There's no elegant solution
There are a few ways "to cast a spell or manifest a power that provides a +4-or-greater bonus to AC that lasts hours/level or longer, and have it apply to touch attacks." Unfortunately, because none of them were intended to do quite that, they're all very powerful options that happen to be able to provide a +4 touch AC bonus, but also do much more powerful things, which might make DMs somewhat leery. The easiest way to do this—and ultimately the solution I recommend—is to talk with your DM and homebrew something, or at least ask them to let the feat Deflective Armor apply to mage armor.
Fabricate and Wish
The solutions that cleanly meet your request are fabricate and wish. They can both create armor that does what you want (without the need for Deflective Armor), and both last longer than hours/level. In fact, they're both permanent.
The nonmagical property riverine (Stormwrack 128) applies half the AC bonus (rounded down) of any armor or shield as a deflection bonus (which then applies to touch AC). So a suit of riverine full plate will apply the requisite +4. The spell fabricate could create this riverine armor, since it's nonmagical, though do be aware that riverine adds a whopping 25,000 gp to the price of heavy armor, and you'd need to make a Craft check as per fabricate, along with 13,000 gp worth of riverine. Riverine has the advantage of being made of force, which sounds like it might be important for what you're trying to do.
Funnily enough, wish can't create the nonmagical riverine full plate, since it has a price over wish's 25k mundane item limit (though it might be able to create +1 riverine full plate...). It can, however, create a suit of +4 ghost ward armor. The ghost ward property (MIC 11) is a +1-equivalent property that allows magical armor to apply its enhancement bonus to touch AC. This will cost somewhere north of 6,000 xp, but if you're slinging around wish that shouldn't be too rough.
The problem, of course, is that both fabricate and wish break the game fairly trivially by generating wealth, which is precisely what they're doing here. Given the relative simplicity of breaking 3.5e's economy—the spell flesh to salt does so easily, for example—the best solution is to talk with your DM about how you intend to use these spells, and more importantly how you don't intend to use these spells. At the end of the day, getting +4 AC vs. touch attacks isn't particularly game breaking.
Persistent Spell
Persistent Spell is an infamous feat from Complete Arcane (81) that changes the duration of a spell to be 24 hours. It makes a spell cost a slot 6 levels higher than normal, but there are ways to offset those costs (notably Complete Divine's feat Divine Metamagic). This is a very powerful trick, though certainly playable at tables with mid – high optimization levels.

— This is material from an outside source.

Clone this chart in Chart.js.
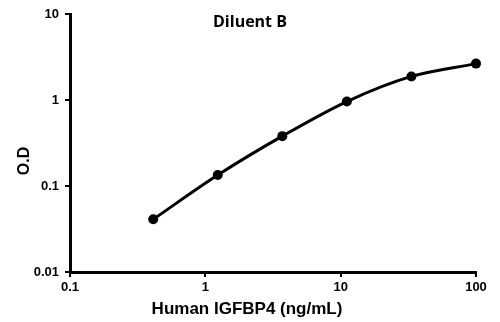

Persistent Spell opens up a few answers to your question that didn't meet the "lasts hours/level or longer" stipulation, like holy star. I think the standout here is armor of darkness, a domain spell from the Spell Compendium. Like mage armor, it creates a magical armor effect, and adds a deflection bonus to AC, which applies to touch attacks. You'd need a feat like Ocular Spell (Lords of Madness 181) to cast it with Persistent Spell, but a character like a Nightcloak of Shar with Divine Metamagic, Ocular Spell, and Persistent Spell is a pretty thematic and cohesive character based around vision and darkness; thematic strength often matters quite a lot when getting a DM to allow a powerful option, but again, just like with wish and fabricate, Persistent Spell can be very tricky to balance, so talk with your DM about it.
Some possibilities that don't quite fit
A 2nd level Wilder gains the ability Elude Touch, allowing their CHA bonus to apply to touch AC, capped by regular AC. This means that, if a Wilder has sufficient charisma, inertial armor increasing her regular AC (and thus the cap on Elude Touch) will also increase her touch AC. Of course, there's little reason for a Wilder to manifest inertial armor rather than just wearing armor.
If it's the "instantly creating armor" part you're looking for, a ring of arming (MIC 122) will summon armor immediately to you, though you still need to get your hands on armor that applies to touch AC, whether that's riverine, ghost ward, or Deflective Armor.
At the end of the day, I think your best bets are either getting your DM to let Deflective Armor apply to mage armor or to go with riverine armor, possibly with a ring of arming if "armor up as a standard action" is important to you. I will say that Persistent Spell can be fun in a campaign that's high enough power level, but it's more of a commitment of your character's build, so might be a less desirable solution.